▶ _Exercise details_
Output each entry verbatim and exclude every picture from it.

= = =

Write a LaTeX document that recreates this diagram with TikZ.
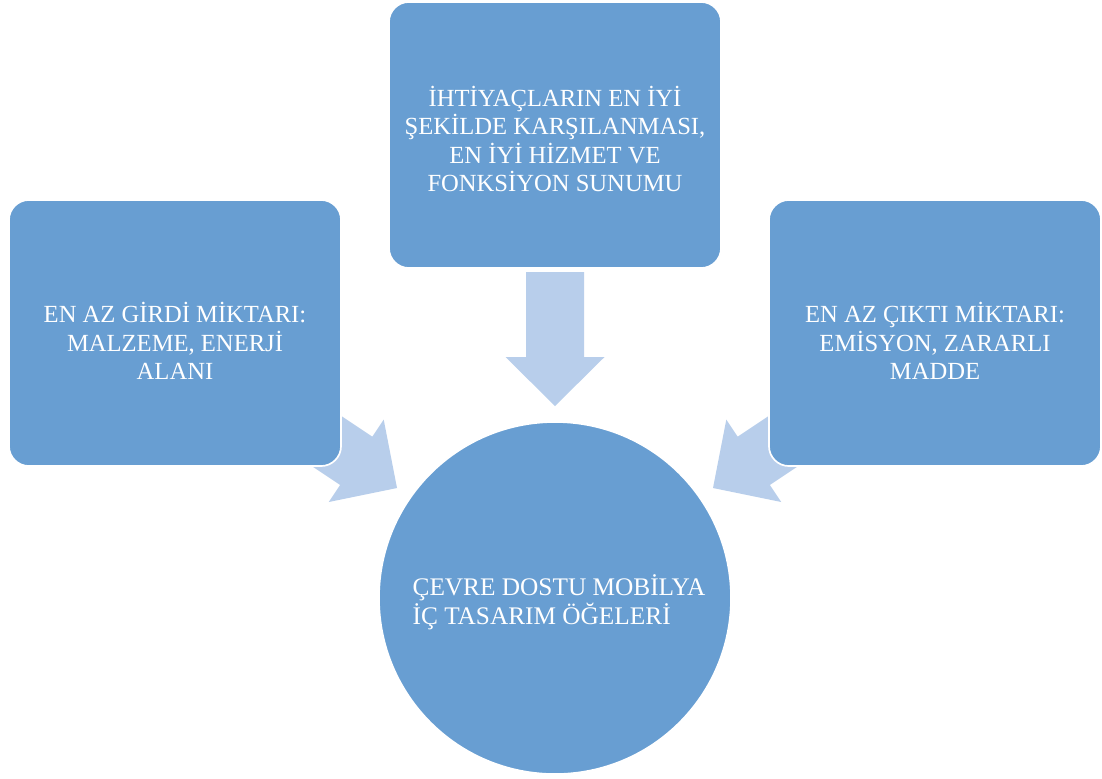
\documentclass[tikz,border=0pt]{standalone}
\usepackage{fontspec}
\setmainfont{Liberation Serif}
\definecolor{boxblue}{RGB}{104,158,210}
\definecolor{arrowblue}{RGB}{184,206,235}
\begin{document}
\begin{tikzpicture}[x=0.025cm,y=-0.025cm,
  txt/.style={text=white,font=\fontsize{17.5}{20.3}\selectfont,align=center,inner sep=0pt},
  bluebox/.style={fill=boxblue,draw=white,line width=1.2pt,rounded corners=0.5cm,
    minimum width=8.3cm,minimum height=6.65cm},
  bluecircle/.style={circle,fill=boxblue,draw=white,line width=1.2pt,minimum size=8.8cm},
  arrowfill/.style={fill=arrowblue}]
\useasboundingbox (0,0) rectangle (1102,778);
\fill[white] (0,0) rectangle (1102,778);
% block arrows (behind the boxes)
\coordinate (tipL) at (397,488);
\coordinate (tipT) at (555,406);
\coordinate (tipR) at (713,488);
\fill[arrowfill,shift={(tipT)}] (0,0) -- (49.5,-49) -- (29,-49) -- (29,-134) -- (-29,-134) -- (-29,-49) -- (-49.5,-49) -- cycle;
\fill[arrowfill,shift={(tipL)},rotate=56.3] (0,0) -- (49.5,-49) -- (29,-49) -- (29,-115) -- (-29,-115) -- (-29,-49) -- (-49.5,-49) -- cycle;
\fill[arrowfill,shift={(tipR)},rotate=-56.3] (0,0) -- (49.5,-49) -- (29,-49) -- (29,-115) -- (-29,-115) -- (-29,-49) -- (-49.5,-49) -- cycle;
% boxes
\node[bluebox] (left) at (175,333) {};
\node[bluebox] (top) at (555,135) {};
\node[bluebox] (right) at (935,333) {};
\node[bluecircle] (center) at (555,598) {};
% texts
\node[txt] (lefttext) at (175,341) {EN AZ GİRDİ MİKTARI:\\MALZEME, ENERJİ\\ALANI};
\node[txt] (toptext) at (555,139) {İHTİYAÇLARIN EN İYİ\\ŞEKİLDE KARŞILANMASI,\\EN İYİ HİZMET VE\\FONKSİYON SUNUMU};
\node[txt] (righttext) at (935,341) {EN AZ ÇIKTI MİKTARI:\\EMİSYON, ZARARLI\\MADDE};
\node[txt,align=left,font=\fontsize{18}{20.6}\selectfont] (centertext) at (559,602) {ÇEVRE DOSTU MOBİLYA\\İÇ TASARIM ÖĞELERİ};
\end{tikzpicture}
\end{document}
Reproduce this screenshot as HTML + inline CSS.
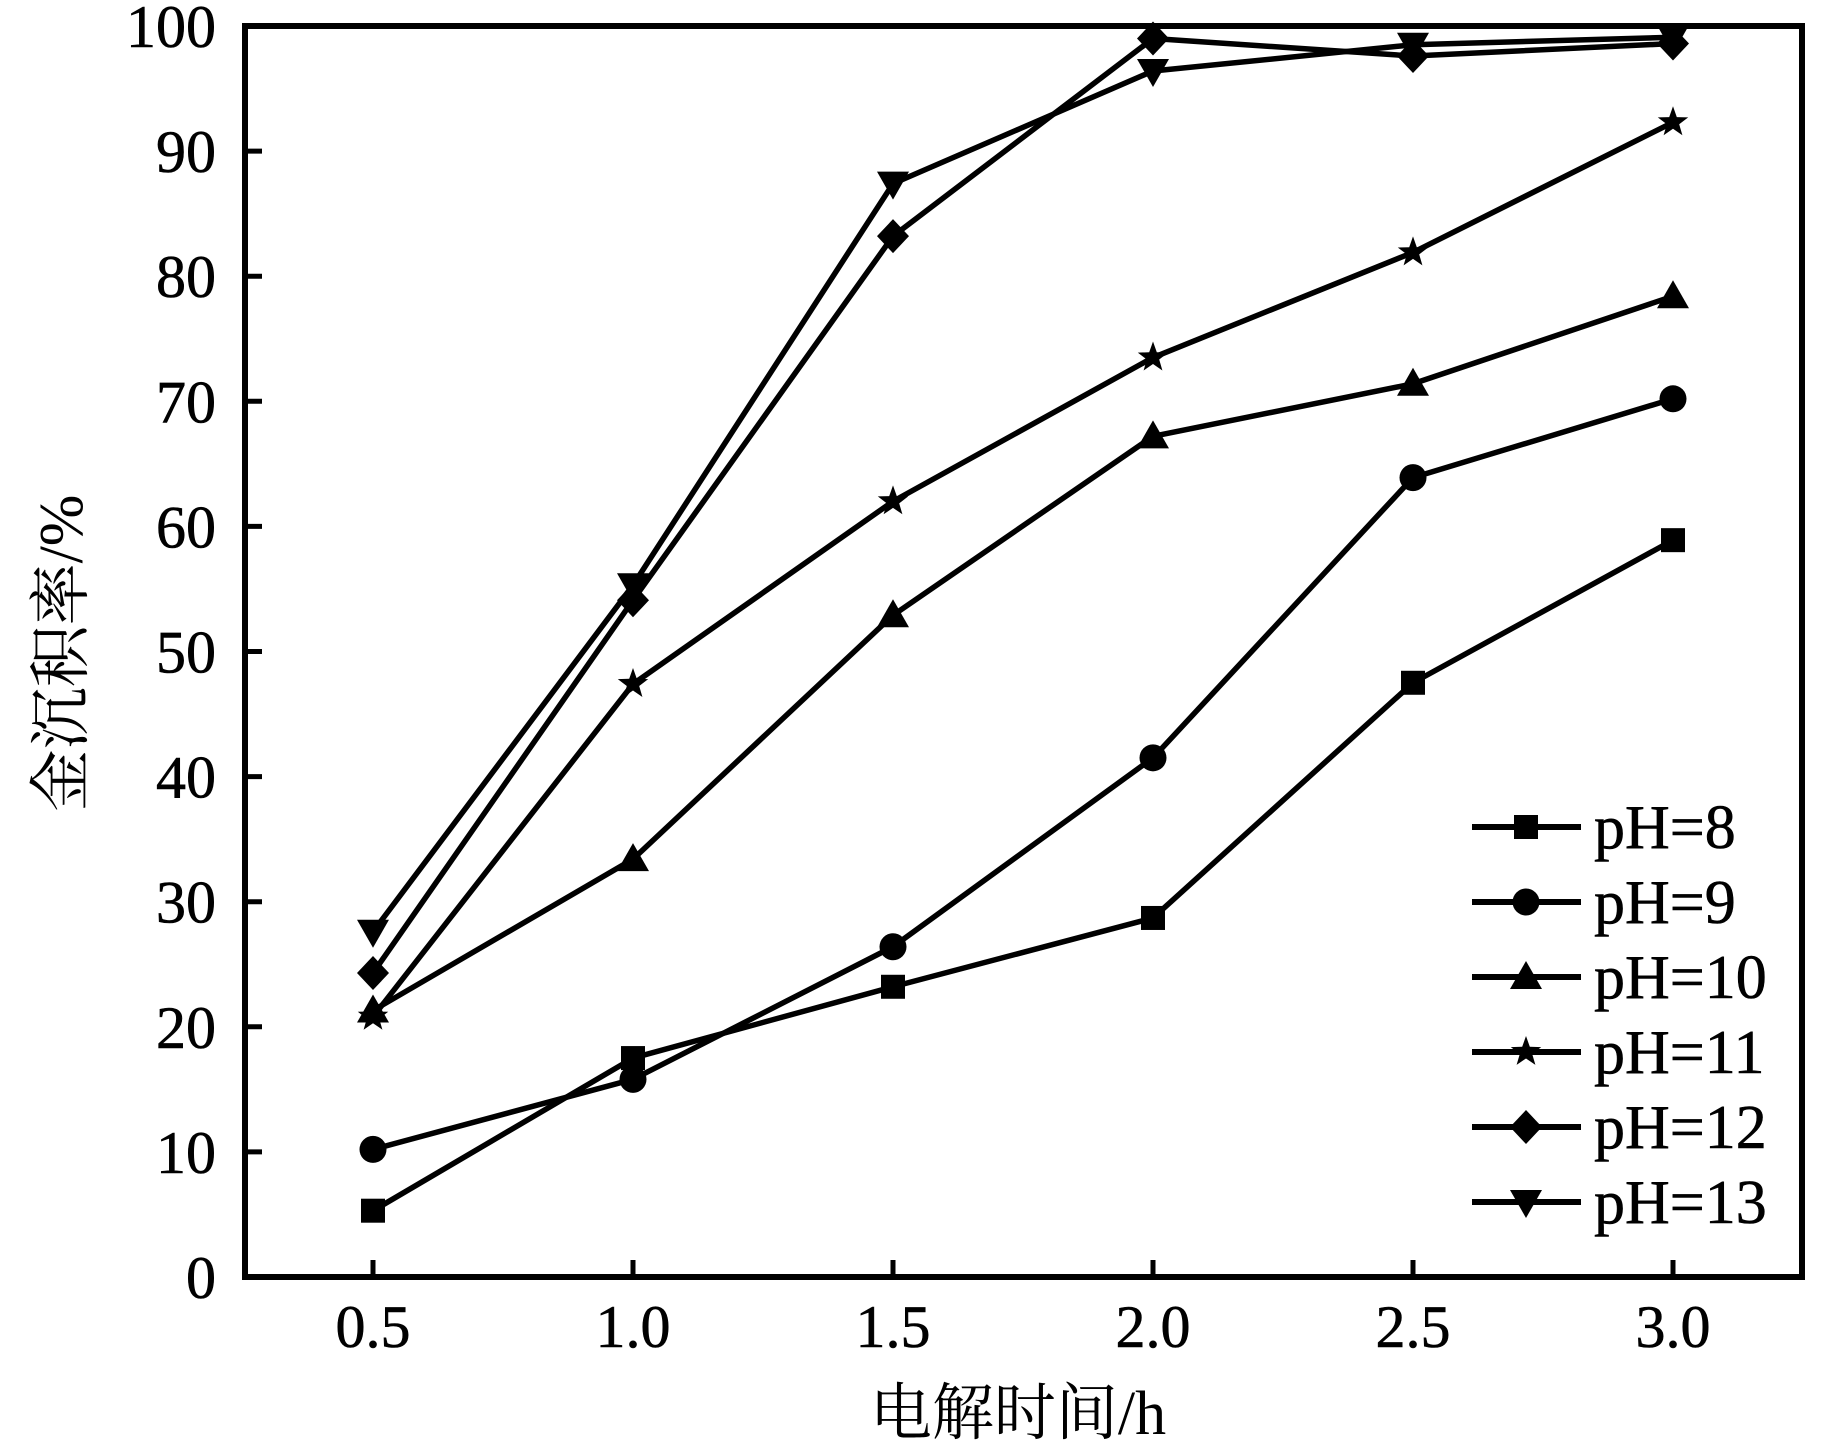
<!DOCTYPE html>
<html><head><meta charset="utf-8"><style>
html,body{margin:0;padding:0;background:#fff;}
svg{display:block;}
text{font-family:"Liberation Serif","Noto Serif CJK SC",serif;fill:#000;}
</style></head><body>
<svg id="s" width="1843" height="1454" viewBox="0 0 1843 1454" xmlns="http://www.w3.org/2000/svg">
<rect x="245" y="26" width="1557" height="1251" fill="none" stroke="#000" stroke-width="6"/>
<g id="ticks" stroke="#000" stroke-width="5"></g>
<g id="labels" font-size="60" stroke="#000" stroke-width="0.6"></g>
<g id="series"></g>
<g id="legend"></g>
<text x="1018" y="1434" font-size="62" text-anchor="middle" font-family="'Liberation Serif','Noto Serif CJK SC',serif">电解时间/h</text>
<text transform="translate(82,653) rotate(-90)" font-size="62" text-anchor="middle" font-family="'Liberation Serif','Noto Serif CJK SC',serif">金沉积率/%</text>
</svg>
<script>
var NS="http://www.w3.org/2000/svg";
function el(t,a,p){var e=document.createElementNS(NS,t);for(var k in a)e.setAttribute(k,a[k]);p.appendChild(e);return e;}
var L=245,R=1802,T=26,B=1277;
function X(v){return 373+(v-0.5)*520;}
function Y(v){return B-v*12.51;}
var tk=document.getElementById('ticks'),lb=document.getElementById('labels');
for(var i=0;i<=10;i++){var y=Y(i*10);
 if(i>0&&i<10)el('line',{x1:L,y1:y,x2:L+17,y2:y},tk);
 var t=el('text',{x:216,y:y+21,'text-anchor':'end'},lb);t.textContent=String(i*10);}
var xs=[0.5,1,1.5,2,2.5,3];
xs.forEach(function(v){var x=X(v);el('line',{x1:x,y1:B,x2:x,y2:B-17},tk);
 var t=el('text',{x:x,y:1347,'text-anchor':'middle'},lb);t.textContent=v.toFixed(1);});
var data=[
 ['sq',[5.3,17.5,23.2,28.7,47.5,58.9]],
 ['ci',[10.2,15.8,26.4,41.5,63.9,70.2]],
 ['tu',[21.3,33.4,52.9,67.2,71.4,78.4]],
 ['st',[20.8,47.4,62.0,73.5,81.9,92.3]],
 ['di',[24.3,54.1,83.2,99.0,97.6,98.6]],
 ['td',[27.6,55.3,87.4,96.4,98.5,99.1]]];
var sg=document.getElementById('series');
function marker(type,x,y,p){
 if(type=='sq')el('rect',{x:x-12,y:y-12,width:24,height:24},p);
 else if(type=='ci')el('circle',{cx:x,cy:y,r:13.5},p);
 else if(type=='tu')el('polygon',{points:(x-16)+','+(y+12)+' '+(x+16)+','+(y+12)+' '+x+','+(y-16)},p);
 else if(type=='td')el('polygon',{points:(x-16)+','+(y-12)+' '+(x+16)+','+(y-12)+' '+x+','+(y+16)},p);
 else if(type=='di')el('polygon',{points:x+','+(y-17)+' '+(x+16)+','+y+' '+x+','+(y+17)+' '+(x-16)+','+y},p);
 else if(type=='st'){var pts=[];for(var k=0;k<10;k++){var r=k%2?6.5:16,a=-Math.PI/2+k*Math.PI/5;pts.push((x+r*Math.cos(a)).toFixed(1)+','+(y+r*Math.sin(a)).toFixed(1));}el('polygon',{points:pts.join(' ')},p);}
}
data.forEach(function(d){
 var pts=d[1].map(function(v,i){return X(xs[i])+','+Y(v);}).join(' ');
 el('polyline',{points:pts,fill:'none',stroke:'#000','stroke-width':5.5,'stroke-linejoin':'round'},sg);
 d[1].forEach(function(v,i){marker(d[0],X(xs[i]),Y(v),sg);});
});
var lg=document.getElementById('legend');
var names=['pH=8','pH=9','pH=10','pH=11','pH=12','pH=13'];
data.forEach(function(d,i){var y=827+i*75;
 el('line',{x1:1472,y1:y,x2:1581,y2:y,stroke:'#000','stroke-width':6},lg);
 marker(d[0],1526,y,lg);
 var t=el('text',{x:1594,y:y+21,'font-size':62,stroke:'#000','stroke-width':0.6},lg);t.textContent=names[i];});
</script>
</body></html>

= = =

▶ _Exercise solution_
Write a LaTeX document that recreates this diagram with TikZ.
\documentclass[tikz,border=0pt]{standalone}
\usepackage{fontspec}
\setmainfont{Liberation Serif}
\definecolor{boxblue}{RGB}{104,158,210}
\definecolor{arrowblue}{RGB}{184,206,235}
\begin{document}
\begin{tikzpicture}[x=0.025cm,y=-0.025cm,
  txt/.style={text=white,font=\fontsize{17.5}{20.3}\selectfont,align=center,inner sep=0pt},
  bluebox/.style={fill=boxblue,draw=white,line width=1.2pt,rounded corners=0.5cm,
    minimum width=8.3cm,minimum height=6.65cm},
  bluecircle/.style={circle,fill=boxblue,draw=white,line width=1.2pt,minimum size=8.8cm},
  arrowfill/.style={fill=arrowblue}]
\useasboundingbox (0,0) rectangle (1102,778);
\fill[white] (0,0) rectangle (1102,778);
% block arrows (behind the boxes)
\coordinate (tipL) at (397,488);
\coordinate (tipT) at (555,406);
\coordinate (tipR) at (713,488);
\fill[arrowfill,shift={(tipT)}] (0,0) -- (49.5,-49) -- (29,-49) -- (29,-134) -- (-29,-134) -- (-29,-49) -- (-49.5,-49) -- cycle;
\fill[arrowfill,shift={(tipL)},rotate=56.3] (0,0) -- (49.5,-49) -- (29,-49) -- (29,-115) -- (-29,-115) -- (-29,-49) -- (-49.5,-49) -- cycle;
\fill[arrowfill,shift={(tipR)},rotate=-56.3] (0,0) -- (49.5,-49) -- (29,-49) -- (29,-115) -- (-29,-115) -- (-29,-49) -- (-49.5,-49) -- cycle;
% boxes
\node[bluebox] (left) at (175,333) {};
\node[bluebox] (top) at (555,135) {};
\node[bluebox] (right) at (935,333) {};
\node[bluecircle] (center) at (555,598) {};
% texts
\node[txt] (lefttext) at (175,341) {EN AZ GİRDİ MİKTARI:\\MALZEME, ENERJİ\\ALANI};
\node[txt] (toptext) at (555,139) {İHTİYAÇLARIN EN İYİ\\ŞEKİLDE KARŞILANMASI,\\EN İYİ HİZMET VE\\FONKSİYON SUNUMU};
\node[txt] (righttext) at (935,341) {EN AZ ÇIKTI MİKTARI:\\EMİSYON, ZARARLI\\MADDE};
\node[txt,align=left,font=\fontsize{18}{20.6}\selectfont] (centertext) at (559,602) {ÇEVRE DOSTU MOBİLYA\\İÇ TASARIM ÖĞELERİ};
\end{tikzpicture}
\end{document}
Reproduce this screenshot as HTML + inline CSS.
<!DOCTYPE html>
<html><head><meta charset="utf-8"><style>
html,body{margin:0;padding:0;background:#fff;}
svg{display:block;}
text{font-family:"Liberation Serif","Noto Serif CJK SC",serif;fill:#000;}
</style></head><body>
<svg id="s" width="1843" height="1454" viewBox="0 0 1843 1454" xmlns="http://www.w3.org/2000/svg">
<rect x="245" y="26" width="1557" height="1251" fill="none" stroke="#000" stroke-width="6"/>
<g id="ticks" stroke="#000" stroke-width="5"></g>
<g id="labels" font-size="60" stroke="#000" stroke-width="0.6"></g>
<g id="series"></g>
<g id="legend"></g>
<text x="1018" y="1434" font-size="62" text-anchor="middle" font-family="'Liberation Serif','Noto Serif CJK SC',serif">电解时间/h</text>
<text transform="translate(82,653) rotate(-90)" font-size="62" text-anchor="middle" font-family="'Liberation Serif','Noto Serif CJK SC',serif">金沉积率/%</text>
</svg>
<script>
var NS="http://www.w3.org/2000/svg";
function el(t,a,p){var e=document.createElementNS(NS,t);for(var k in a)e.setAttribute(k,a[k]);p.appendChild(e);return e;}
var L=245,R=1802,T=26,B=1277;
function X(v){return 373+(v-0.5)*520;}
function Y(v){return B-v*12.51;}
var tk=document.getElementById('ticks'),lb=document.getElementById('labels');
for(var i=0;i<=10;i++){var y=Y(i*10);
 if(i>0&&i<10)el('line',{x1:L,y1:y,x2:L+17,y2:y},tk);
 var t=el('text',{x:216,y:y+21,'text-anchor':'end'},lb);t.textContent=String(i*10);}
var xs=[0.5,1,1.5,2,2.5,3];
xs.forEach(function(v){var x=X(v);el('line',{x1:x,y1:B,x2:x,y2:B-17},tk);
 var t=el('text',{x:x,y:1347,'text-anchor':'middle'},lb);t.textContent=v.toFixed(1);});
var data=[
 ['sq',[5.3,17.5,23.2,28.7,47.5,58.9]],
 ['ci',[10.2,15.8,26.4,41.5,63.9,70.2]],
 ['tu',[21.3,33.4,52.9,67.2,71.4,78.4]],
 ['st',[20.8,47.4,62.0,73.5,81.9,92.3]],
 ['di',[24.3,54.1,83.2,99.0,97.6,98.6]],
 ['td',[27.6,55.3,87.4,96.4,98.5,99.1]]];
var sg=document.getElementById('series');
function marker(type,x,y,p){
 if(type=='sq')el('rect',{x:x-12,y:y-12,width:24,height:24},p);
 else if(type=='ci')el('circle',{cx:x,cy:y,r:13.5},p);
 else if(type=='tu')el('polygon',{points:(x-16)+','+(y+12)+' '+(x+16)+','+(y+12)+' '+x+','+(y-16)},p);
 else if(type=='td')el('polygon',{points:(x-16)+','+(y-12)+' '+(x+16)+','+(y-12)+' '+x+','+(y+16)},p);
 else if(type=='di')el('polygon',{points:x+','+(y-17)+' '+(x+16)+','+y+' '+x+','+(y+17)+' '+(x-16)+','+y},p);
 else if(type=='st'){var pts=[];for(var k=0;k<10;k++){var r=k%2?6.5:16,a=-Math.PI/2+k*Math.PI/5;pts.push((x+r*Math.cos(a)).toFixed(1)+','+(y+r*Math.sin(a)).toFixed(1));}el('polygon',{points:pts.join(' ')},p);}
}
data.forEach(function(d){
 var pts=d[1].map(function(v,i){return X(xs[i])+','+Y(v);}).join(' ');
 el('polyline',{points:pts,fill:'none',stroke:'#000','stroke-width':5.5,'stroke-linejoin':'round'},sg);
 d[1].forEach(function(v,i){marker(d[0],X(xs[i]),Y(v),sg);});
});
var lg=document.getElementById('legend');
var names=['pH=8','pH=9','pH=10','pH=11','pH=12','pH=13'];
data.forEach(function(d,i){var y=827+i*75;
 el('line',{x1:1472,y1:y,x2:1581,y2:y,stroke:'#000','stroke-width':6},lg);
 marker(d[0],1526,y,lg);
 var t=el('text',{x:1594,y:y+21,'font-size':62,stroke:'#000','stroke-width':0.6},lg);t.textContent=names[i];});
</script>
</body></html>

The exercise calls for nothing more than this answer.